The average music buyer is younger than the average book buyer. Young people have long been a primary market for popular music. Young people also tend to have the spare time, the tech savvy, the obliviousness to risk, the constrained wallets, and the passion for music required to do a whole lot of bootlegging. Books tend to be sold to older people. Older people make lousy pirates. That’s another crucial reason why book publishers have been sheltered from piracy in a way that record companies weren’t.
When Apple first promoted its iTunes app – this was quite a while before it got into music retailing – it used the slogan “Rip Mix Burn.” Though it wouldn’t admit it, it wanted people to engage in widespread copying and trading of music, because the more free digital music files that went into circulation, the more attractive its computers (and subsequently its iPods) became. (MP3s, in economic terms, were complements to Apple’s core products.) That slogan never had an analogue in the book business because the history, technology, and customers of the book business were fundamentally different at the start of the digital age. People like Reid like to suggest that if record company executives had made different decisions a decade ago, the fate of their industry would have been different. I’m skeptical about that. Sure, they could have made different decisions, but I really don’t think it would have changed the course of history much. They were basically screwed.

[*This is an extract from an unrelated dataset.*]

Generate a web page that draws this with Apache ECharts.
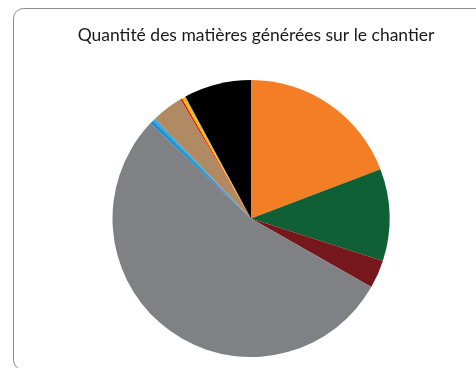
<!DOCTYPE html>
<html>
<head>
<meta charset="utf-8">
<script src="https://cdn.jsdelivr.net/npm/echarts@6/dist/echarts.min.js"></script>
<style>
  html, body { margin: 0; padding: 0; background: #fff; }
  #chart { width: 476px; height: 368px; }
</style>
</head>
<body>
<div id="chart"></div>
<script>
// Share of each material generated on site (percent)
const categories = [
  'Matière A', 'Matière B', 'Matière C', 'Matière D', 'Matière E', 'Matière F',
  'Matière G', 'Matière H', 'Matière I', 'Matière J', 'Matière K'
];
const values = [19.2, 10.75, 3.3, 53.8, 0.45, 0.3, 3.7, 0.2, 0.35, 0.1, 7.85];
const colors = [
  '#F47E25', '#0F6035', '#76171C', '#808184', '#1E8FD2', '#27AAE1',
  '#B08A62', '#FF0000', '#F2C500', '#9B87C8', '#000000'
];
const title = 'Quantité des matières générées sur le chantier';

const chart = echarts.init(document.getElementById('chart'), null, { renderer: 'canvas' });

chart.setOption({
  animation: false,
  backgroundColor: '#ffffff',
  title: {
    text: title,
    left: 251,
    textAlign: 'center',
    top: 21,
    textStyle: {
      fontFamily: 'Lato, "Open Sans", sans-serif',
      fontSize: 17.5,
      fontWeight: 'normal',
      color: '#1a1a1a'
    }
  },
  graphic: [{
    type: 'rect',
    shape: { x: 13.5, y: 8.5, width: 500, height: 361.5, r: 10 },
    style: { fill: 'none', stroke: '#8a8a8a', lineWidth: 1 },
    silent: true
  }],
  series: [{
    type: 'pie',
    center: [251, 218.5],
    radius: [0, 138.5],
    startAngle: 90,
    clockwise: true,
    label: { show: false },
    labelLine: { show: false },
    itemStyle: { borderWidth: 0 },
    emphasis: { disabled: true },
    data: categories.map((name, i) => ({
      name: name,
      value: values[i],
      itemStyle: { color: colors[i] }
    }))
  }]
});
</script>
</body>
</html>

And executives in the publishing industry are probably kidding themselves if they think that they’re responsible for the fact that, so far, their business hasn’t gone through the wrenching changes that have affected their peers in the music business. And if they think they can use the experience of the music business as a guide to plot their own future course, they’re probably kidding themselves there, too. The impending forces of disruption in the book world may resemble the forces that battered the music world, but they’re different in many important ways.